Koning K(a)nut van Denemarken speelt op een andere manier een rol in de volksetymologie rond de vogelnaam: hij probeerde op het strand de opkomende vloed terug te dringen, net zoals het soms lijkt dat de Strandlopers op het strand doen (Drieteenstrandloper). M&M 1988 verwijzen naar William Camden 1609 (Britannia), die voor het eerst de relatie tussen de E naam Knot voor de vogel en koning Canute legde, aangezien Linnaeus de genusnaam Canutus met een hoofdletter spelde, heeft hij in 1758 deze anekdote in zijn wetenschappelijke benaming gehonoreerd [Coomans et al. 1947]. D Knutt kan de 'invloed van koning Kanut' hebben ondergaan. Suolahti 1909 brengt ook het tweede deel van de oude D naam Mattknitzel 'Kemphaan' en Knüllis (15e eeuw, soort onbekend) in verband met hypothetisch *knutt-a, de Kemphaan is echter niet zo gedrongen als de Kanoet [Wilms 980430/0518]. Op p.526 corrigeert Suolahti inderdaad: Knüllis is een -iti afleiding van knüllen 'slaan, afranselen', dit zal dan slaan op het 'vechten' van de Kemphanen.

ETYMOLOGIE De uitleg van de naam van deze vogel als zou koning Kanoet er iets mee te maken hebben, berust hoogstwaarschijnlijk op zgn. volksetymologie [Suolahti 1909 p.288, Weekley 1967 p.810, B&TS 1995 p.103, vDE 1993, M&M 1988]. De ware etymologie staat ws. in verband met woorden als knoedel, (stengel)knoop, (blad)knop, knots, een knot (wol), knobbel, wortelknol, knoert, knoepert, knoest, knuist, knuppel, en zelfs knaap (via de betekenis 'kort, dik stukhout', De Vries 1992 p.333). Al deze begrippen hebben iets stomps, iets gedrongens en dat heeft de Kanoet (ook Knot in vDE) nu juist zo kenmerkend. De groep der 'kn-'woorden is niet beperkt tot het N maar breidt zich ook over andere germ talen uit (bijv. D Knödel, E knob (de k werd vroeger uitgesproken), zweeds Knölsvan 'Knobbelzwaan' ← en Knölbegonia, noors knyttneve 'gebalde vuist' of westfries knurft 'groot, log persoon, dier of ding'. De bijbehorende idg wortel is *gen 'knijpen, samendrukken'.

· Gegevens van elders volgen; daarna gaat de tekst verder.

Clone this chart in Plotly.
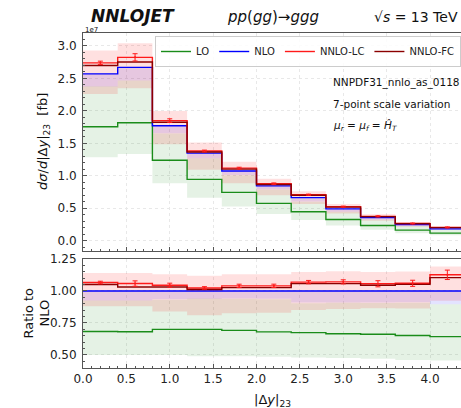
import plotly.graph_objects as go

# ---------------- data (cross sections in units of 1e7 fb) ----------------
bin_edges = [0.0, 0.4, 0.8, 1.2, 1.6, 2.0, 2.4, 2.8, 3.2, 3.6, 4.0, 4.4]

lo      = [1.755, 1.818, 1.239, 0.945, 0.744, 0.575, 0.447, 0.326, 0.235, 0.163, 0.117]
lo_dn   = [1.285, 1.335, 0.885, 0.662, 0.527, 0.410, 0.318, 0.233, 0.167, 0.115, 0.083]
lo_up   = [2.380, 2.470, 1.650, 1.270, 1.010, 0.790, 0.600, 0.445, 0.322, 0.227, 0.163]

nlo     = [2.570, 2.670, 1.770, 1.350, 1.075, 0.845, 0.663, 0.490, 0.355, 0.250, 0.182]
nlo_dn  = [2.377, 2.470, 1.655, 1.269, 1.011, 0.794, 0.603, 0.446, 0.323, 0.228, 0.163]
nlo_up  = [2.575, 2.675, 1.773, 1.352, 1.077, 0.847, 0.664, 0.491, 0.356, 0.251, 0.182]

nnlo_lc     = [2.740, 2.825, 1.850, 1.382, 1.118, 0.879, 0.709, 0.525, 0.375, 0.265, 0.205]
nnlo_lc_err = [0.026, 0.056, 0.028, 0.0135, 0.014, 0.011, 0.0086, 0.0078, 0.0085, 0.006, 0.0067]
nnlo_lc_dn  = [2.262, 2.350, 1.487, 1.094, 0.887, 0.701, 0.564, 0.421, 0.307, 0.216, 0.168]
nnlo_lc_up  = [2.930, 3.044, 2.000, 1.512, 1.215, 0.955, 0.762, 0.566, 0.408, 0.288, 0.217]

nnlo_fc = [2.699, 2.753, 1.825, 1.366, 1.103, 0.867, 0.701, 0.518, 0.371, 0.263, 0.201]

x_ticks = [0.0, 0.5, 1.0, 1.5, 2.0, 2.5, 3.0, 3.5, 4.0]
y_ticks_top = [0.0, 0.5, 1.0, 1.5, 2.0, 2.5, 3.0]
y_ticks_ratio = [0.50, 0.75, 1.00, 1.25]

# ---------------- helpers ----------------
centers = [(bin_edges[i] + bin_edges[i + 1]) / 2 for i in range(len(bin_edges) - 1)]

def steps(v):
    return list(v) + [v[-1]]

def ratio(v):
    return [a / b for a, b in zip(v, nlo)]

GREEN = "#1a8c1a"
BLUE = "#0000ff"
RED = "#ff1a1a"
DARKRED = "#8b0000"

fig = go.Figure()

def add_band(dn, up, color, xa, ya):
    fig.add_trace(go.Scatter(x=bin_edges, y=steps(dn), mode="lines",
                             line=dict(width=0, shape="hv"), showlegend=False,
                             hoverinfo="skip", xaxis=xa, yaxis=ya))
    fig.add_trace(go.Scatter(x=bin_edges, y=steps(up), mode="lines",
                             line=dict(width=0, shape="hv"), fill="tonexty",
                             fillcolor=color, showlegend=False,
                             hoverinfo="skip", xaxis=xa, yaxis=ya))

def add_line(v, color, name, xa, ya, legend=False, width=1.4):
    fig.add_trace(go.Scatter(x=bin_edges, y=steps(v), mode="lines", name=name,
                             line=dict(color=color, width=width, shape="hv"),
                             showlegend=legend, xaxis=xa, yaxis=ya))

def add_err(v, err, xa, ya):
    fig.add_trace(go.Scatter(x=centers, y=v, mode="markers",
                             marker=dict(color=RED, size=2),
                             error_y=dict(type="data", array=err, color=RED,
                                          thickness=1, width=2.5),
                             showlegend=False, xaxis=xa, yaxis=ya))

BAND_LO = "rgba(0,128,0,0.10)"
BAND_NLO = "rgba(0,0,255,0.11)"
BAND_NNLO = "rgba(255,0,0,0.12)"

# top panel
add_band(lo_dn, lo_up, BAND_LO, "x", "y")
add_band(nlo_dn, nlo_up, BAND_NLO, "x", "y")
add_band(nnlo_lc_dn, nnlo_lc_up, BAND_NNLO, "x", "y")
add_line(lo, GREEN, "LO", "x", "y", True)
add_line(nlo, BLUE, "NLO", "x", "y", True)
add_line(nnlo_lc, RED, "NNLO-LC", "x", "y", True)
add_line(nnlo_fc, DARKRED, "NNLO-FC", "x", "y", True)
add_err(nnlo_lc, nnlo_lc_err, "x", "y")

# ratio panel
add_band(ratio(lo_dn), ratio(lo_up), BAND_LO, "x2", "y2")
add_band(ratio(nlo_dn), ratio(nlo_up), BAND_NLO, "x2", "y2")
add_band(ratio(nnlo_lc_dn), ratio(nnlo_lc_up), BAND_NNLO, "x2", "y2")
add_line(ratio(lo), GREEN, "LO", "x2", "y2")
add_line(ratio(nlo), BLUE, "NLO", "x2", "y2")
add_line(ratio(nnlo_lc), RED, "NNLO-LC", "x2", "y2")
add_line(ratio(nnlo_fc), DARKRED, "NNLO-FC", "x2", "y2")
add_err(ratio(nnlo_lc), ratio(nnlo_lc_err), "x2", "y2")

# ---------------- layout ----------------
W, H = 461, 408
L, R, T, B = 83, 0, 33, 40
PW, PH = W - L - R, H - T - B
XMAX = PW / 86.75

def px(xp):
    return (xp - L) / PW

def py(yp):
    return (H - B - yp) / PH

FONT = "DejaVu Sans"
FRAME = "#555555"
GRID = "#e8e8e8"

common_x = dict(range=[0, XMAX], tickvals=x_ticks, showline=True, linecolor=FRAME,
                linewidth=1, mirror=True, ticks="inside", ticklen=4, tickcolor=FRAME,
                showgrid=True, gridcolor=GRID, griddash="dot", gridwidth=1,
                zeroline=False,
                minor=dict(ticks="inside", dtick=0.1, ticklen=2, tickcolor=FRAME,
                           showgrid=False))

fig.update_layout(
    width=W, height=H,
    margin=dict(l=L, r=R, t=T, b=B, pad=0),
    paper_bgcolor="white", plot_bgcolor="white",
    font=dict(family=FONT, size=12, color="#222222"),
    xaxis=dict(common_x, anchor="y", showticklabels=False, matches="x2"),
    xaxis2=dict(common_x, anchor="y2", tickformat=".1f",
                tickfont=dict(size=12)),
    yaxis=dict(domain=[py(250.7), 1.0], anchor="x", range=[-0.154, 3.2],
               tickvals=y_ticks_top, tickformat=".1f", showline=True,
               linecolor=FRAME, linewidth=1, ticks="inside", ticklen=4,
               tickcolor=FRAME, showgrid=True, gridcolor=GRID, griddash="dot",
               zeroline=False, ticklabelstandoff=3,
               minor=dict(ticks="inside", dtick=0.1, ticklen=2,
                          tickcolor=FRAME, showgrid=False)),
    yaxis2=dict(domain=[0, py(259)], anchor="x2", range=[0.398, 1.25],
                tickvals=y_ticks_ratio, tickformat=".2f", showline=True,
                linecolor=FRAME, linewidth=1, ticks="inside", ticklen=4,
                tickcolor=FRAME, showgrid=True, gridcolor=GRID,
                griddash="dot", zeroline=False, ticklabelstandoff=3,
                minor=dict(ticks="inside", dtick=0.05, ticklen=2,
                           tickcolor=FRAME, showgrid=False)),
    legend=dict(orientation="h", x=1.0, xanchor="right", y=py(36),
                yanchor="top", bgcolor="rgba(255,255,255,0.85)",
                bordercolor="#cccccc", borderwidth=1, traceorder="normal",
                font=dict(size=10, family=FONT, color="#222222"),
                itemwidth=30),
    showlegend=True,
)

ann = []
def text(t, x, y, size, xanchor="center", angle=0, yanchor="middle"):
    ann.append(dict(text=t, x=x, y=y, xref="paper", yref="paper",
                    showarrow=False, xanchor=xanchor, yanchor=yanchor,
                    textangle=angle, font=dict(size=size, family=FONT,
                                               color="#111111")))

text("<b><i>NNLOJET</i></b>", px(133), py(16), 17)
text("<i>pp</i>(<i>gg</i>)→<i>ggg</i>", px(273), py(17), 15)
text("√<i>s</i> = 13 TeV", px(416), py(17), 14)
text("1e7", px(83), py(30), 7, xanchor="left")
text("NNPDF31_nnlo_as_0118", px(331), py(82.5), 10.5, xanchor="left")
text("7-point scale variation", px(331), py(104), 10.5, xanchor="left")
text("<i>μ<sub>r</sub></i> = <i>μ<sub>f</sub></i> = <i>Ĥ<sub>T</sub></i>",
     px(331), py(126), 10.5, xanchor="left")
text("<i>dσ</i>/<i>d</i>|Δ<i>y</i>|<sub>23</sub>  [fb]", px(43), py(142), 13,
     angle=-90)
text("Ratio to<br>NLO", px(36), py(313.5), 13, angle=-90)
text("|Δ<i>y</i>|<sub>23</sub>", px(272), py(400), 13)
fig.update_layout(annotations=ann)

fig.write_html("out.html")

Voor etymologische verwantschap van K(a)noet en N Gent en Gans (vgl. oudengels Ganot =Jan van Gent), zoals vDE 1993 opgeeft, is weinig steun. {Ongeveer dezelfde betekenis van stomp, gedrongen, maar dan meer met de bijbetekenis ‘beperkt in de groei' ('klein' dus) heeft de E naam Stint voor sommige aan de Kanoet verwante, maar kleinere Strandlopers. Vgl. zweeds stinta 'half volwassen meisje'.} Een geringe overeenkomst tussen de typische vluchtroep van de Kanoet en zijn hier verkregen naam maakt dat een onomatopoëtische etymologie soms wordt verondersteld [B&TS 1995; Lockwood 1993 p.92; C&C 1995].